A second officer had also been present in the small cell at the time of the incident. His lawyer, Frank Rollinger, said the events had unfolded so quickly that his client could not have intervened. His client described seeing three open-handed strikes to the victim's face and a punch to the side delivered by the main defendant. Rollinger acknowledged that complaints about police violence at the station had been made previously, but underscored that his client had never been involved in or witnessed anything of the kind during his two and a half years working there. "He was genuinely shocked when it suddenly happened", Rollinger said. "There must have been a short-circuit reaction. The working conditions there are extremely complicated. It just went out of control." In his view, the matter might warrant disciplinary or moral consequences, but not criminal prosecution.
The defence for a third officer, who had also been present in the room adjoining the cell, argued that the incident would have occurred regardless of whether his client had been there that day. This officer had not even been on duty at the time, had already consumed alcohol, and had simply accompanied a colleague while waiting to go for a drink.
The lawyer for the fourth defendant, the senior officer who had instructed a young colleague to record details in the arrest report without knowing what had actually taken place, said his client had written three notes in a moment of poor judgement that he deeply regrets. He had not sought to benefit himself or anyone else from doing so.
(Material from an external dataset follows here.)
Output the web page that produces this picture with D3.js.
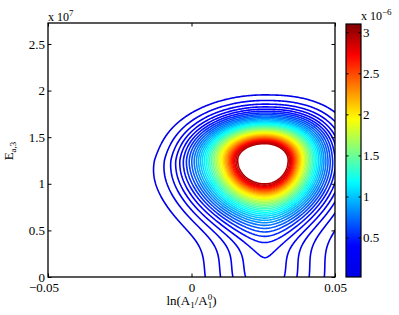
<!DOCTYPE html>
<html>
<head>
<meta charset="utf-8">
<script src="https://cdn.jsdelivr.net/npm/d3@7"></script>
<style>
  body { margin: 0; background: #fff; }
  svg text { font-family: "Liberation Serif", "Times New Roman", serif; fill: #000; }
</style>
</head>
<body>
<svg id="chart" width="399" height="315"></svg>
<script>
// axis ranges and ticks
var xDomain = [-0.05, 0.05];
var yDomain = [0, 2.725];          // x 10^7
var zDomain = [0.02, 3.1];         // x 10^-6
var xTicks = [-0.05, 0, 0.05];
var xTickLabels = ["\u22120.05", "0", "0.05"];
var yTicks = [0, 0.5, 1, 1.5, 2, 2.5];
var yTickLabels = ["0", "0.5", "1", "1.5", "2", "2.5"];
var cbTicks = [0.5, 1, 1.5, 2, 2.5, 3];
var cbTickLabels = ["0.5", "1", "1.5", "2", "2.5", "3"];

// contour levels (x 10^-6)
var levels = [0.076, 0.151, 0.227, 0.302, 0.378, 0.454, 0.529, 0.605, 0.680, 0.756,
  0.832, 0.907, 0.983, 1.058, 1.134, 1.210, 1.285, 1.361, 1.436, 1.512,
  1.588, 1.663, 1.739, 1.814, 1.890, 1.966, 2.041, 2.117, 2.192, 2.268,
  2.344, 2.419, 2.495, 2.570, 2.646, 2.722, 2.797, 2.873, 2.948];

// density surface: one flat-topped peak plus a low foot reaching the bottom edge
var peakCenter = [0.0255, 1.25];
var peakHeight = 3.1;
var peakReach = [0.0213, 0.0185, 0.57, 0.405];    // left, right, below, above
var peakRoundness = [2, 2.4, 1.75, 1.8];          // upper-left, upper-right, lower-left, lower-right
var upperProfile = [216.5, 10, 0.5, 2.3];         // scale, inner power, knee, outer power
var lowerProfile = [266, 10, 0.5, 2.0];
var footCenter = [0.0256, 0];
var footHeight = 0.335;
var footSpread = [0.0118, 0.354];

var svg = d3.select("#chart");
var plot = { left: 48, right: 335, top: 23, bottom: 277 };
var bar = { left: 346, right: 361, top: 24, bottom: 277 };

var x = d3.scaleLinear().domain(xDomain).range([plot.left, plot.right]);
var y = d3.scaleLinear().domain(yDomain).range([plot.bottom, plot.top]);
var cy = d3.scaleLinear().domain(zDomain).range([bar.bottom, bar.top]);
var ct = d3.scaleLinear().domain(zDomain).range([0, 1]).clamp(true);

function clamp1(v) { return Math.max(0, Math.min(1, v)); }
// jet, with a lighter blue at the very bottom as in the picture
function jet(t) {
    var r = clamp1(1.5 - Math.abs(4 * t - 3)),
        g = clamp1(1.5 - Math.abs(4 * t - 2)),
        b = t < 0.125 ? 0.9 + 0.8 * t : clamp1(1.5 - Math.abs(4 * t - 1));
    return d3.rgb(255 * r, 255 * g, 255 * b).formatHex();
}

function profile(r, p) {
    return p[0] * Math.pow(r, p[1]) / (1 + Math.pow(r / p[2], p[1] - p[3]));
}

function field(px, py) {
    var lx = px < peakCenter[0], ly = py < peakCenter[1];
    var u = Math.abs(px - peakCenter[0]) / (lx ? peakReach[0] : peakReach[1]);
    var v = Math.abs(py - peakCenter[1]) / (ly ? peakReach[2] : peakReach[3]);
    var q0 = peakRoundness[(ly ? 2 : 0) + (lx ? 0 : 1)];
    var q = 2 + (q0 - 2) * clamp1((Math.sqrt(u * u + v * v) - 0.5) / 0.8);
    var r = Math.pow(Math.pow(u, q) + Math.pow(v, q), 1 / q);
    var w = 0.5 + 0.5 * Math.tanh((ly ? -v : v) * 2.5);
    var g = w * profile(r, upperProfile) + (1 - w) * profile(r, lowerProfile);
    var z = peakHeight * Math.exp(-g);
    var fx = (px - footCenter[0]) / footSpread[0],
        fy = (py - footCenter[1]) / footSpread[1];
    return z + footHeight * Math.exp(-0.5 * (fx * fx + fy * fy));
}

// sample the surface on a pixel grid a bit larger than the plot box
var gx0 = plot.left - 8, gy0 = plot.top - 8, step = 1;
var nx = Math.round((plot.right + 8 - gx0) / step) + 1;
var ny = Math.round((plot.bottom + 8 - gy0) / step) + 1;
var values = new Float64Array(nx * ny);
for (var j = 0; j < ny; j++) {
    for (var i = 0; i < nx; i++) {
        values[j * nx + i] = field(x.invert(gx0 + i * step), y.invert(gy0 + j * step));
    }
}

var contours = d3.contours().size([nx, ny]).thresholds(levels)(values);
var path = d3.geoPath(d3.geoIdentity().scale(step).translate([gx0 - 0.5 * step, gy0 - 0.5 * step]));

svg.append("defs").append("clipPath").attr("id", "plotClip")
    .append("rect")
    .attr("x", plot.left).attr("y", plot.top)
    .attr("width", plot.right - plot.left).attr("height", plot.bottom - plot.top);

svg.append("g")
    .attr("clip-path", "url(#plotClip)")
    .selectAll("path")
    .data(contours)
    .enter().append("path")
    .attr("d", path)
    .attr("fill", "none")
    .attr("stroke", function (d) { return jet(ct(d.value)); })
    .attr("stroke-width", 1.6)
    .attr("stroke-linejoin", "round");

// axes box with inward ticks
function styleAxis(g) {
    g.select(".domain").remove();
    g.selectAll("line").attr("stroke", "#000").attr("stroke-width", 1);
    g.selectAll("text").attr("font-family", "Liberation Serif, serif").attr("font-size", 13).attr("fill", "#000");
}

svg.append("g").attr("transform", "translate(0," + plot.bottom + ")")
    .call(d3.axisBottom(x).tickValues(xTicks).tickSize(-3.5).tickPadding(6)
        .tickFormat(function (d, i) { return xTickLabels[i]; }))
    .call(styleAxis)
    .selectAll("text").attr("dx", function (d, i) { return i === 0 ? -4.5 : 0; });
svg.append("g").attr("transform", "translate(0," + plot.top + ")")
    .call(d3.axisTop(x).tickValues(xTicks).tickSize(-3.5).tickFormat(""))
    .call(styleAxis);
svg.append("g").attr("transform", "translate(" + plot.left + ",0)")
    .call(d3.axisLeft(y).tickValues(yTicks).tickSize(-3.5).tickPadding(3)
        .tickFormat(function (d, i) { return yTickLabels[i]; }))
    .call(styleAxis);
svg.append("g").attr("transform", "translate(" + plot.right + ",0)")
    .call(d3.axisRight(y).tickValues(yTicks).tickSize(-3.5).tickFormat(""))
    .call(styleAxis);

svg.append("rect")
    .attr("x", plot.left).attr("y", plot.top)
    .attr("width", plot.right - plot.left).attr("height", plot.bottom - plot.top)
    .attr("fill", "none").attr("stroke", "#000").attr("stroke-width", 1.3);

// colour bar
var grad = svg.select("defs").append("linearGradient")
    .attr("id", "jetGrad").attr("x1", 0).attr("y1", 1).attr("x2", 0).attr("y2", 0);
grad.selectAll("stop").data(d3.range(0, 1.0001, 0.02)).enter().append("stop")
    .attr("offset", function (d) { return d; })
    .attr("stop-color", function (d) { return jet(d); });

svg.append("rect")
    .attr("x", bar.left).attr("y", bar.top)
    .attr("width", bar.right - bar.left).attr("height", bar.bottom - bar.top)
    .attr("fill", "url(#jetGrad)");

svg.append("g").attr("transform", "translate(" + bar.right + ",0)")
    .call(d3.axisRight(cy).tickValues(cbTicks).tickSize(-2.5).tickPadding(2)
        .tickFormat(function (d, i) { return cbTickLabels[i]; }))
    .call(styleAxis);
svg.append("g").attr("transform", "translate(" + bar.left + ",0)")
    .call(d3.axisLeft(cy).tickValues(cbTicks).tickSize(-2.5).tickFormat(""))
    .call(styleAxis);

svg.append("rect")
    .attr("x", bar.left).attr("y", bar.top)
    .attr("width", bar.right - bar.left).attr("height", bar.bottom - bar.top)
    .attr("fill", "none").attr("stroke", "#000").attr("stroke-width", 1.2);

// exponent labels
var e1 = svg.append("text").attr("x", plot.left).attr("y", 20.5).attr("font-size", 12);
e1.append("tspan").text("x 10");
e1.append("tspan").attr("font-size", 9).attr("dy", -5).text("7");

var e2 = svg.append("text").attr("x", bar.right).attr("y", 20).attr("font-size", 12);
e2.append("tspan").text("x 10");
e2.append("tspan").attr("font-size", 9).attr("dy", -5).text("\u22126");

// axis titles
var yl = svg.append("text")
    .attr("transform", "translate(13,151) rotate(-90)")
    .attr("text-anchor", "middle").attr("font-size", 13);
yl.append("tspan").text("E");
yl.append("tspan").attr("font-size", 9).attr("dy", 3).text("a,3");

var xl = svg.append("text")
    .attr("x", (plot.left + plot.right) / 2).attr("y", 305)
    .attr("text-anchor", "middle").attr("font-size", 13);
xl.append("tspan").text("ln(A");
xl.append("tspan").attr("font-size", 9).attr("dy", 3).text("1");
xl.append("tspan").attr("dy", -3).text("/A");
xl.append("tspan").attr("font-size", 9).attr("dy", 3).text("1");
xl.append("tspan").attr("font-size", 9).attr("dx", -4.5).attr("dy", -8).text("0");
xl.append("tspan").attr("dy", 5).text(")");
</script>
</body>
</html>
In their closing statements, each of the defendants expressed remorse. The main defendant said he had never intended to harm anyone. Two of the officers asked the judges to consider the impact the case had already had on their families. One of them, along with another defendant, also apologised directly to the young police officer who had been asked to falsify the report and who, to this day, continues to face a difficult reception from colleagues. The same officer who had given the young policeman his instructions exclaimed: "My heart bleeds for the profession, and at the same time I am ashamed", he said. "I was not at my best at that time, and there's no way I can take it back. I am sorry."